Helping older people keep warm and well

Summary

The University’s Health and Temperature Research Group (HTRG) generates research focused on cold-related ill health. Its Keeping Warm in Later Life Project (KWILLT) provides a unique understanding of the complex environment and multiple factors influencing older people keeping warm and well in winter. Beneficiaries include NHS, local and national policy makers, and practice organisations.

Our research

The findings of the KWILLT research, started in 2009, led to an improved understanding of health behaviour and inequalities in groups vulnerable to cold related illness and death. This understanding translated into changes in policy and practice across disciplines including health, housing and environment, energy and welfare.

The KWILLT project was funded by the National Institute for Health Research (NIHR) and conducted by the University's HTRG in partnership with NHS Rotherham. Through robust qualitative inquiry with a sample of older people and staff, alongside objective temperature measurement, KWILLT has generated findings in four main areas.

First, it identified the complex and varied influences on vulnerable older people's decision-making regarding heating and cold at home. Second, KWILLT revealed that, in order to access help, vulnerable people have to navigate a system that is fragmented, with findings illustrating how this conspires particularly against older people keeping warm and well.

Third, KWILLT generated an understanding of the barriers health and social care staff encounter in identifying, assessing and intervening in the lives of older people at risk of cold related ill health. A segmentation model was developed describing six groups of older people vulnerable to being cold, and their core characteristics.
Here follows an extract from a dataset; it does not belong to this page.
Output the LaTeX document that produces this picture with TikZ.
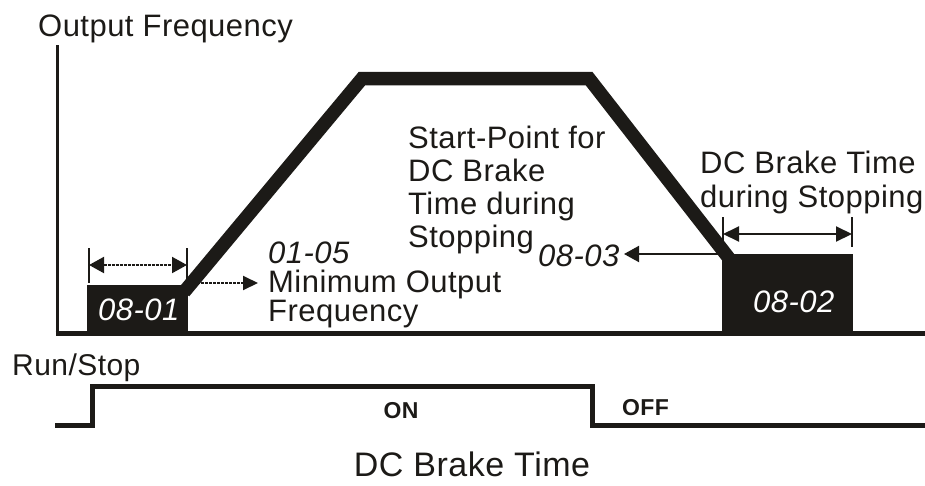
\documentclass[tikz,border=0pt]{standalone}
\usepackage{fontspec}
\setmainfont[LetterSpace=1.5]{Liberation Sans}
\usetikzlibrary{arrows.meta}
\definecolor{ink}{HTML}{1C1A17}
\begin{document}
\begin{tikzpicture}[x=1pt,y=-1pt,
  lbl/.style={anchor=base west,inner sep=0pt,text=ink,font=\fontsize{31}{33}\selectfont},
  num/.style={anchor=base west,inner sep=0pt,font=\fontsize{31}{33}\selectfont\itshape},
  blk/.style={fill=ink,draw=none},
  tick/.style={draw=ink,line width=1.6pt},
  dimline/.style={draw=ink,line width=2pt},
  dotline/.style={draw=ink,line width=2pt,dash pattern=on 3pt off 1pt}
]
\useasboundingbox (0,0) rectangle (925,485);
% axes
\draw[ink,line width=3pt] (57,45) -- (57,333);
\draw[ink,line width=5pt] (55.5,333) -- (925,333);
% trapezoid frequency profile
\draw[ink,line width=13.5pt,line join=miter] (184,292) -- (362,78.5) -- (589,78.5) -- (735,266);
% blocks
\fill[blk] (87,285) rectangle (188,333);
\node[num,text=white] (b1) at (98,320) {08-01};
\fill[blk] (722,254) rectangle (853,333);
\node[num,text=white] (b2) at (753,312) {08-02};
% left dimension
\coordinate (t1a) at (89,248); \coordinate (t1b) at (89,283);
\coordinate (t2a) at (187,248); \coordinate (t2b) at (187,283);
\draw[tick] (t1a) -- (t1b);
\draw[tick] (t2a) -- (t2b);
\coordinate (d1) at (89,265); \coordinate (d2) at (187,265);
\draw[dotline,{Triangle[length=15pt,width=16pt]}-{Triangle[length=15pt,width=16pt]}] (d1) -- (d2);
% min output freq arrow
\coordinate (m1) at (197,283);
\node[num,text=ink] (n0105) at (268,263) {01-05};
\node[lbl] (minout) at (268,292) {Minimum Output};
\node[lbl] (minfreq) at (268,321) {Frequency};
\coordinate (m2) at (258,283);
\draw[dotline,-{Triangle[length=15pt,width=14pt]}] (m1) -- (m2);
% start-point text
\node[lbl] (sp1) at (408,148) {Start-Point for};
\node[lbl] (sp2) at (408,181) {DC Brake};
\node[lbl] (sp3) at (408,214) {Time during};
\node[lbl] (sp4) at (408,247) {Stopping};
\node[num,text=ink] (n0803) at (538,266) {08-03};
\coordinate (a1) at (728,254);
\coordinate (a2) at (624,254);
\draw[dimline,-{Triangle[length=15pt,width=16pt]}] (a1) -- (a2);
% right dimension
\node[lbl] (dc1) at (700,173) {DC Brake Time};
\node[lbl] (dc2) at (700,207) {during Stopping};
\coordinate (r1a) at (723,217); \coordinate (r1b) at (723,247);
\coordinate (r2a) at (852,217); \coordinate (r2b) at (852,247);
\draw[tick] (r1a) -- (r1b);
\draw[tick] (r2a) -- (r2b);
\coordinate (rd1) at (723,234); \coordinate (rd2) at (852,234);
\draw[dimline,{Triangle[length=16pt,width=15pt]}-{Triangle[length=16pt,width=15pt]}] (rd1) -- (rd2);
% title
\node[lbl] (of) at (38,36) {Output Frequency};
% run/stop
\node[lbl,font=\fontsize{30}{32}\selectfont] (rs) at (12,375) {Run/Stop};
\draw[ink,line width=5pt,line join=miter] (55,425) -- (92,425) -- (92,386.5) -- (592,386.5) -- (592,425) -- (925,425);
\node[anchor=base,inner sep=0pt,text=ink,font=\fontsize{23}{25}\selectfont\bfseries] (on) at (401,418) {ON};
\node[anchor=base west,inner sep=0pt,text=ink,font=\fontsize{23}{25}\selectfont\bfseries] (off) at (622,415) {OFF};
\node[anchor=base,inner sep=0pt,text=ink,font=\fontsize{34}{36}\selectfont] (ttl) at (472,476) {DC Brake Time};
\end{tikzpicture}
\end{document}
These helped public and voluntary sector organisations identify vulnerable populations.

Finally, HTRG analysed KWILLT findings alongside existing evidence to address policy implementation. The Department of Health recently launched its first Cold Weather Plan highlighting evidence gaps about the identification of those vulnerable to the cold and developing appropriate interventions to reduce temperature related illness. The latter stages of KWILLT (e.g. the segmentation model) and further work of the HTRG aim to address this evidence gap.

In order to reach a wider community with KWILLT findings, videos and e-learning materials based on its data and the segmentation model were created and made available on the KWILLT website. The site had received over 100,000 hits by July 2013.

The impact

Influence in national policy was realised through the 2013/14 Department of Health Cold Weather Plan which recommended KWILLT to stakeholder groups as a toolkit for practice, and cited it as important supporting evidence for the plan. Also the DECC Fuel Poverty Team has used the electronic KWILLT outputs to think about ways of overcoming barriers to access for vulnerable householders, and to stimulate thinking on how to reach them. The project has also contributed evidence to national consultations such as Hills Fuel Poverty review. In addition, it has informed the development of Winter Warmth England (WWE) content and its target audiences.

Within the region, KWILLT materials have facilitated collaboration at a strategic and policy level and helped Local Government Yorkshire and Humber identify areas with vulnerable populations so it can target interventions accordingly. In public and policy debate, findings have been used to discuss and influence local preparedness for winter, for example at Local Area Assemblies. And in front line services it has informed staff training, from NHS health and social care staff through the Making Every Contact Count programme to local authority housing department gas contractor training. Partnership interventions such as South Yorkshire Hotspots have also used KWILLT findings and outputs in their staff training.

As a result of the research and following the REF submission, additional funding was secured to develop the methods used during KWILLT to explore the barriers, attitudes and values of families living in cold homes. The Warm Well Families (WWF) research report and resources are now available online.